• **Requirements**
For this exercise, repeat all of the material verbatim apart from its images.

• **Available data**
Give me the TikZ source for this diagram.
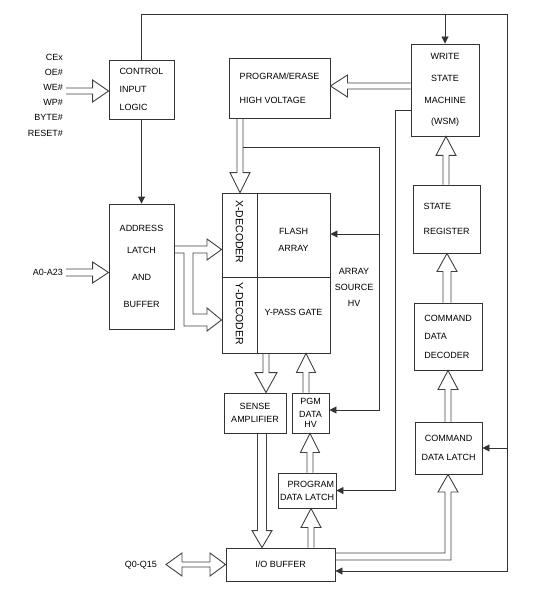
\documentclass[tikz,border=0pt]{standalone}
\usepackage{fontspec}
\setmainfont{Liberation Sans}
\usetikzlibrary{arrows.meta,calc}
\newcommand{\hollowarrow}[5]{%
  \coordinate (hA) at ($(#2)!#5!(#1)$);
  \draw[harrow] ($(#1)!#3!90:(#2)$) -- ($(hA)!#3!90:(#2)$) -- ($(hA)!#4!90:(#2)$) -- (#2) -- ($(hA)!#4!-90:(#2)$) -- ($(hA)!#3!-90:(#2)$) -- ($(#1)!#3!-90:(#2)$);}
\begin{document}
\begin{tikzpicture}[x=1pt,y=-1pt,
  box/.style={draw=black!80,line width=0.9pt,inner sep=0pt,font=\fontsize{9}{10}\selectfont,align=center},
  lbl/.style={inner sep=0pt,font=\fontsize{9}{10}\selectfont,align=center},
  conn/.style={draw=black!80,line width=0.9pt},
  sig/.style={conn,-{Triangle[length=7pt,width=7pt]}},
  harrow/.style={draw=black!75,line width=0.9pt,line join=miter}]
\useasboundingbox (0,0) rectangle (548,596);

% boxes
\node[box,minimum width=65pt,minimum height=59pt,align=left] (ctrl) at (141.5,89.5) {CONTROL\\[8pt]INPUT\\[8pt]LOGIC};
\node[box,minimum width=65pt,minimum height=125pt] (addr) at (141.5,266.5) {ADDRESS\\[12pt]LATCH\\[17pt]AND\\[17pt]BUFFER};
\node[box,minimum width=101pt,minimum height=60pt,align=left] (pe) at (279.5,88) {PROGRAM/ERASE\\[14pt]HIGH VOLTAGE};
\node[box,minimum width=68pt,minimum height=92pt] (wsm) at (445,90) {WRITE\\[11.7pt]STATE\\[11.7pt]MACHINE\\[11.7pt](WSM)};
\node[box,minimum width=67pt,minimum height=68pt,align=left] (sr) at (446.5,219) {STATE\\[15pt]REGISTER};
\node[box,minimum width=68pt,minimum height=67pt,align=left] (cdd) at (448,336.5) {COMMAND\\[8.5pt]DATA\\[8.5pt]DECODER};
\node[box,minimum width=67pt,minimum height=52pt] (cdl) at (448.5,448) {COMMAND\\[9pt]DATA LATCH};
\node[box,minimum width=108pt,minimum height=160pt] (arr) at (276,273) {};
\node[box,minimum width=62pt,minimum height=40pt] (sense) at (255,413) {SENSE\\[3pt]AMPLIFIER};
\node[box,minimum width=37pt,minimum height=40pt] (pgm) at (310.5,413) {PGM\\[3pt]DATA\\[0pt]HV};
\node[box,minimum width=58pt,minimum height=35pt,align=right] (pdl) at (307,490.5) {PROGRAM\\[3pt]DATA LATCH};
\node[box,minimum width=109pt,minimum height=33pt] (io) at (280.5,564.5) {I/O BUFFER};

% array dividers
\draw[conn] ([xshift=-19pt]arr.north) -- ([xshift=-19pt]arr.south);
\draw[conn] ([yshift=-4pt]arr.west) -- ([yshift=-4pt]arr.east);

% labels
\node[lbl] (flash) at (293.5,239.5) {FLASH\\[7pt]ARRAY};
\node[lbl] (ypass) at (293.5,312) {Y-PASS GATE};
\node[lbl,rotate=-90,font=\fontsize{10.5}{12}\selectfont] (xdec) at (239.5,232) {X-DECODER};
\node[lbl,rotate=-90,font=\fontsize{10.5}{12}\selectfont] (ydec) at (239.5,314) {Y-DECODER};
\node[lbl] (ash) at (354,287) {ARRAY\\[6pt]SOURCE\\[6pt]HV};
\node[lbl,align=right,anchor=east,font=\fontsize{9}{15.2}\selectfont] (sigs) at (63,95) {CEx\\OE\#\\WE\#\\WP\#\\BYTE\#\\RESET\#};
\node[lbl,anchor=east] (alab) at (63,272) {A0-A23};
\node[lbl,anchor=east] (qlab) at (157,565) {Q0-Q15};

% single-line connectors
\coordinate (tr) at (507,14);
\coordinate (br) at (507,571);
\draw[sig] (ctrl.north) |- (tr) -- (br) -- (io.east |- br);
\draw[sig] (wsm.north |- tr) -- (wsm.north);
\draw[sig] (tr |- cdl.east) -- (cdl.east);
\draw[sig] (ctrl.south) -- (addr.north);
\coordinate (hvl) at (243,147);
\coordinate (hvr) at (379,147);
\draw[sig] (hvl) -- (hvr) |- ([yshift=3pt]pgm.east);
\coordinate (fa) at (379,234);
\draw[sig] (fa) -- (fa -| arr.east);
\coordinate (wl) at (395,110);
\draw[sig] (wl -| wsm.west) -- (wl) |- (pdl.east);

% hollow arrows
\coordinate (h1a) at (wsm.west |- 0,86); \coordinate (h1b) at (pe.east |- 0,86);
\hollowarrow{h1a}{h1b}{3pt}{11pt}{17pt}
\coordinate (h2a) at (pe.south -| 240,0); \coordinate (h2b) at (arr.north -| 240,0);
\hollowarrow{h2a}{h2b}{3pt}{10pt}{20pt}
\coordinate (h3a) at (sr.north -| 446,0); \coordinate (h3b) at (wsm.south -| 446,0);
\hollowarrow{h3a}{h3b}{3pt}{10pt}{19pt}
\coordinate (h4a) at (cdd.north -| 447,0); \coordinate (h4b) at (sr.south -| 447,0);
\hollowarrow{h4a}{h4b}{4pt}{10pt}{18pt}
\coordinate (h5a) at (cdl.north -| 448,0); \coordinate (h5b) at (cdd.south -| 448,0);
\hollowarrow{h5a}{h5b}{3pt}{10pt}{19pt}
\coordinate (h6a) at (arr.south -| 266,0); \coordinate (h6b) at (sense.north -| 266,0);
\hollowarrow{h6a}{h6b}{3pt}{11pt}{20pt}
\coordinate (h7a) at (pgm.north -| 306,0); \coordinate (h7b) at (arr.south -| 306,0);
\hollowarrow{h7a}{h7b}{3pt}{9.5pt}{19pt}
\coordinate (h8a) at (pdl.north -| 310,0); \coordinate (h8b) at (pgm.south -| 310,0);
\hollowarrow{h8a}{h8b}{3pt}{9.5pt}{19pt}
\coordinate (h9a) at (io.north -| 311,0); \coordinate (h9b) at (pdl.south -| 311,0);
\hollowarrow{h9a}{h9b}{3pt}{10pt}{19pt}
\coordinate (h10a) at (sense.south -| 262,0); \coordinate (h10b) at (io.north -| 262,0);
\hollowarrow{h10a}{h10b}{4.5pt}{10pt}{17pt}
\coordinate (h11a) at (66,91); \coordinate (h11b) at (ctrl.west |- 0,91);
\hollowarrow{h11a}{h11b}{3pt}{11pt}{16pt}
\coordinate (h12a) at (66,272.5); \coordinate (h12b) at (addr.west |- 0,272.5);
\hollowarrow{h12a}{h12b}{3.5pt}{10.5pt}{16pt}

% address latch to decoders (branching)
\draw[harrow] (addr.east |- 0,246) -- (207,246) -- (207,239) -- (arr.west |- 0,249.5) -- (207,260) -- (207,253) -- (193,253) -- (193,314) -- (207,314) -- (207,308) -- (arr.west |- 0,320) -- (207,331) -- (207,326) -- (184,326) -- (184,253) -- (addr.east |- 0,253);

% Q0-Q15 bidirectional
\coordinate (qtip) at (166,564.5);
\draw[harrow] (qtip) -- (182,553) -- (182,562) -- (210,562) -- (210,553) -- (io.west) -- (210,576) -- (210,567) -- (182,567) -- (182,576) -- cycle;

% I/O buffer to command data latch
\draw[harrow] (io.east |- 0,553) -- (445,553) -- (445,492) -- (438,492) -- (cdl.south -| 448,0) -- (458,492) -- (451,492) -- (451,560) -- (io.east |- 0,560);
\end{tikzpicture}
\end{document}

• **Full response**
Give me the TikZ source for this diagram.
\documentclass[tikz,border=0pt]{standalone}
\usepackage{fontspec}
\setmainfont{Liberation Sans}
\usetikzlibrary{arrows.meta,calc}
\newcommand{\hollowarrow}[5]{%
  \coordinate (hA) at ($(#2)!#5!(#1)$);
  \draw[harrow] ($(#1)!#3!90:(#2)$) -- ($(hA)!#3!90:(#2)$) -- ($(hA)!#4!90:(#2)$) -- (#2) -- ($(hA)!#4!-90:(#2)$) -- ($(hA)!#3!-90:(#2)$) -- ($(#1)!#3!-90:(#2)$);}
\begin{document}
\begin{tikzpicture}[x=1pt,y=-1pt,
  box/.style={draw=black!80,line width=0.9pt,inner sep=0pt,font=\fontsize{9}{10}\selectfont,align=center},
  lbl/.style={inner sep=0pt,font=\fontsize{9}{10}\selectfont,align=center},
  conn/.style={draw=black!80,line width=0.9pt},
  sig/.style={conn,-{Triangle[length=7pt,width=7pt]}},
  harrow/.style={draw=black!75,line width=0.9pt,line join=miter}]
\useasboundingbox (0,0) rectangle (548,596);

% boxes
\node[box,minimum width=65pt,minimum height=59pt,align=left] (ctrl) at (141.5,89.5) {CONTROL\\[8pt]INPUT\\[8pt]LOGIC};
\node[box,minimum width=65pt,minimum height=125pt] (addr) at (141.5,266.5) {ADDRESS\\[12pt]LATCH\\[17pt]AND\\[17pt]BUFFER};
\node[box,minimum width=101pt,minimum height=60pt,align=left] (pe) at (279.5,88) {PROGRAM/ERASE\\[14pt]HIGH VOLTAGE};
\node[box,minimum width=68pt,minimum height=92pt] (wsm) at (445,90) {WRITE\\[11.7pt]STATE\\[11.7pt]MACHINE\\[11.7pt](WSM)};
\node[box,minimum width=67pt,minimum height=68pt,align=left] (sr) at (446.5,219) {STATE\\[15pt]REGISTER};
\node[box,minimum width=68pt,minimum height=67pt,align=left] (cdd) at (448,336.5) {COMMAND\\[8.5pt]DATA\\[8.5pt]DECODER};
\node[box,minimum width=67pt,minimum height=52pt] (cdl) at (448.5,448) {COMMAND\\[9pt]DATA LATCH};
\node[box,minimum width=108pt,minimum height=160pt] (arr) at (276,273) {};
\node[box,minimum width=62pt,minimum height=40pt] (sense) at (255,413) {SENSE\\[3pt]AMPLIFIER};
\node[box,minimum width=37pt,minimum height=40pt] (pgm) at (310.5,413) {PGM\\[3pt]DATA\\[0pt]HV};
\node[box,minimum width=58pt,minimum height=35pt,align=right] (pdl) at (307,490.5) {PROGRAM\\[3pt]DATA LATCH};
\node[box,minimum width=109pt,minimum height=33pt] (io) at (280.5,564.5) {I/O BUFFER};

% array dividers
\draw[conn] ([xshift=-19pt]arr.north) -- ([xshift=-19pt]arr.south);
\draw[conn] ([yshift=-4pt]arr.west) -- ([yshift=-4pt]arr.east);

% labels
\node[lbl] (flash) at (293.5,239.5) {FLASH\\[7pt]ARRAY};
\node[lbl] (ypass) at (293.5,312) {Y-PASS GATE};
\node[lbl,rotate=-90,font=\fontsize{10.5}{12}\selectfont] (xdec) at (239.5,232) {X-DECODER};
\node[lbl,rotate=-90,font=\fontsize{10.5}{12}\selectfont] (ydec) at (239.5,314) {Y-DECODER};
\node[lbl] (ash) at (354,287) {ARRAY\\[6pt]SOURCE\\[6pt]HV};
\node[lbl,align=right,anchor=east,font=\fontsize{9}{15.2}\selectfont] (sigs) at (63,95) {CEx\\OE\#\\WE\#\\WP\#\\BYTE\#\\RESET\#};
\node[lbl,anchor=east] (alab) at (63,272) {A0-A23};
\node[lbl,anchor=east] (qlab) at (157,565) {Q0-Q15};

% single-line connectors
\coordinate (tr) at (507,14);
\coordinate (br) at (507,571);
\draw[sig] (ctrl.north) |- (tr) -- (br) -- (io.east |- br);
\draw[sig] (wsm.north |- tr) -- (wsm.north);
\draw[sig] (tr |- cdl.east) -- (cdl.east);
\draw[sig] (ctrl.south) -- (addr.north);
\coordinate (hvl) at (243,147);
\coordinate (hvr) at (379,147);
\draw[sig] (hvl) -- (hvr) |- ([yshift=3pt]pgm.east);
\coordinate (fa) at (379,234);
\draw[sig] (fa) -- (fa -| arr.east);
\coordinate (wl) at (395,110);
\draw[sig] (wl -| wsm.west) -- (wl) |- (pdl.east);

% hollow arrows
\coordinate (h1a) at (wsm.west |- 0,86); \coordinate (h1b) at (pe.east |- 0,86);
\hollowarrow{h1a}{h1b}{3pt}{11pt}{17pt}
\coordinate (h2a) at (pe.south -| 240,0); \coordinate (h2b) at (arr.north -| 240,0);
\hollowarrow{h2a}{h2b}{3pt}{10pt}{20pt}
\coordinate (h3a) at (sr.north -| 446,0); \coordinate (h3b) at (wsm.south -| 446,0);
\hollowarrow{h3a}{h3b}{3pt}{10pt}{19pt}
\coordinate (h4a) at (cdd.north -| 447,0); \coordinate (h4b) at (sr.south -| 447,0);
\hollowarrow{h4a}{h4b}{4pt}{10pt}{18pt}
\coordinate (h5a) at (cdl.north -| 448,0); \coordinate (h5b) at (cdd.south -| 448,0);
\hollowarrow{h5a}{h5b}{3pt}{10pt}{19pt}
\coordinate (h6a) at (arr.south -| 266,0); \coordinate (h6b) at (sense.north -| 266,0);
\hollowarrow{h6a}{h6b}{3pt}{11pt}{20pt}
\coordinate (h7a) at (pgm.north -| 306,0); \coordinate (h7b) at (arr.south -| 306,0);
\hollowarrow{h7a}{h7b}{3pt}{9.5pt}{19pt}
\coordinate (h8a) at (pdl.north -| 310,0); \coordinate (h8b) at (pgm.south -| 310,0);
\hollowarrow{h8a}{h8b}{3pt}{9.5pt}{19pt}
\coordinate (h9a) at (io.north -| 311,0); \coordinate (h9b) at (pdl.south -| 311,0);
\hollowarrow{h9a}{h9b}{3pt}{10pt}{19pt}
\coordinate (h10a) at (sense.south -| 262,0); \coordinate (h10b) at (io.north -| 262,0);
\hollowarrow{h10a}{h10b}{4.5pt}{10pt}{17pt}
\coordinate (h11a) at (66,91); \coordinate (h11b) at (ctrl.west |- 0,91);
\hollowarrow{h11a}{h11b}{3pt}{11pt}{16pt}
\coordinate (h12a) at (66,272.5); \coordinate (h12b) at (addr.west |- 0,272.5);
\hollowarrow{h12a}{h12b}{3.5pt}{10.5pt}{16pt}

% address latch to decoders (branching)
\draw[harrow] (addr.east |- 0,246) -- (207,246) -- (207,239) -- (arr.west |- 0,249.5) -- (207,260) -- (207,253) -- (193,253) -- (193,314) -- (207,314) -- (207,308) -- (arr.west |- 0,320) -- (207,331) -- (207,326) -- (184,326) -- (184,253) -- (addr.east |- 0,253);

% Q0-Q15 bidirectional
\coordinate (qtip) at (166,564.5);
\draw[harrow] (qtip) -- (182,553) -- (182,562) -- (210,562) -- (210,553) -- (io.west) -- (210,576) -- (210,567) -- (182,567) -- (182,576) -- cycle;

% I/O buffer to command data latch
\draw[harrow] (io.east |- 0,553) -- (445,553) -- (445,492) -- (438,492) -- (cdl.south -| 448,0) -- (458,492) -- (451,492) -- (451,560) -- (io.east |- 0,560);
\end{tikzpicture}
\end{document}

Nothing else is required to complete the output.